Co-op agrees £219m insurance sale

THE Co-operative Group has agreed to sell its life insurance and asset management business to Royal London for £219m.
In a statement to the markets Royal London said it had entered into a “binding agreement” with the Co-operative Banking Group to buy the Co-operative Insurance Society business and the Co-operative Asset Management arm.
Royal London said the deal would boost its funds under management by 40% from £50bn to £70bn.
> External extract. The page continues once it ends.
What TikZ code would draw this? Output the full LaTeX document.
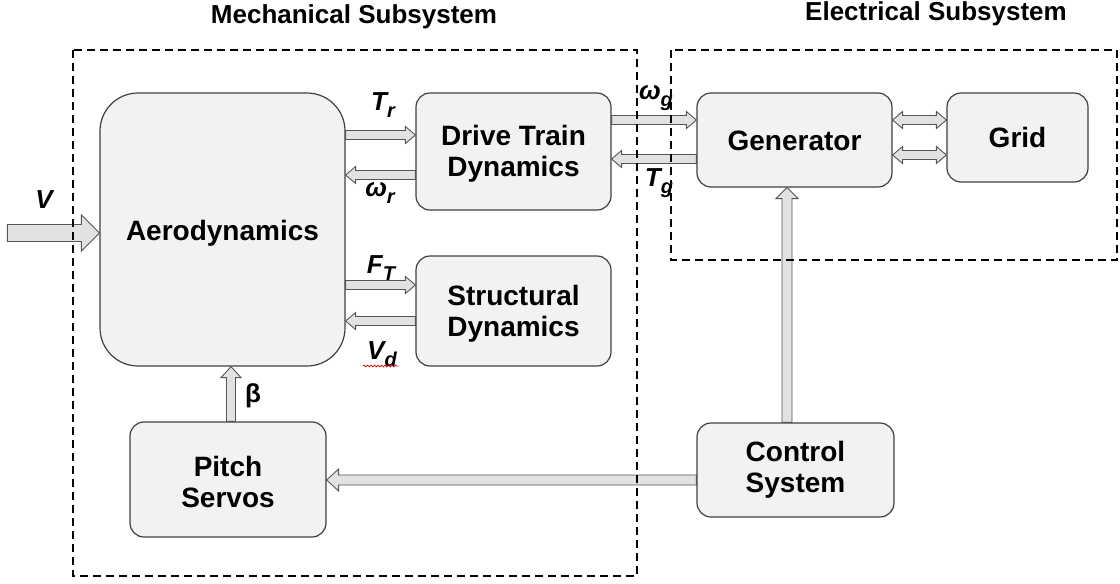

However, it is only paying £39m up front with the balance of £180m deferred until certain conditions are met.
The Co-op first revealed its intention to sell the divisions, which employ 170, in July 2011 and has been in talks with Royal London ever since.
The shake-up was prompted by a strategic review of its life and savings business that took place after the merger with Britannia Building Society in 2009.
Barry Tootell, chief executive of The Co-operative Banking Group, said: “This decision reflects changes in the life assurance market and our focus on developing a compelling co-operative offer for our millions of customers and members.
“The completion of this agreement is expected to generate a significant release of capital. The transfer of our life assurance and asset management businesses to Royal London will ensure the continued protection of our policyholders, within a strong, mutual business with the necessary scale and focus on the long-term savings sector.
“As member-owned organisations, we have much in common with Royal London, which has a track record of delivering strong performance for policyholders and a real focus on delivering good customer service. We believe this is the best outcome for our policyholders and members.”
The acquisition is subject to regulatory approval and a vote of members at both mutuals.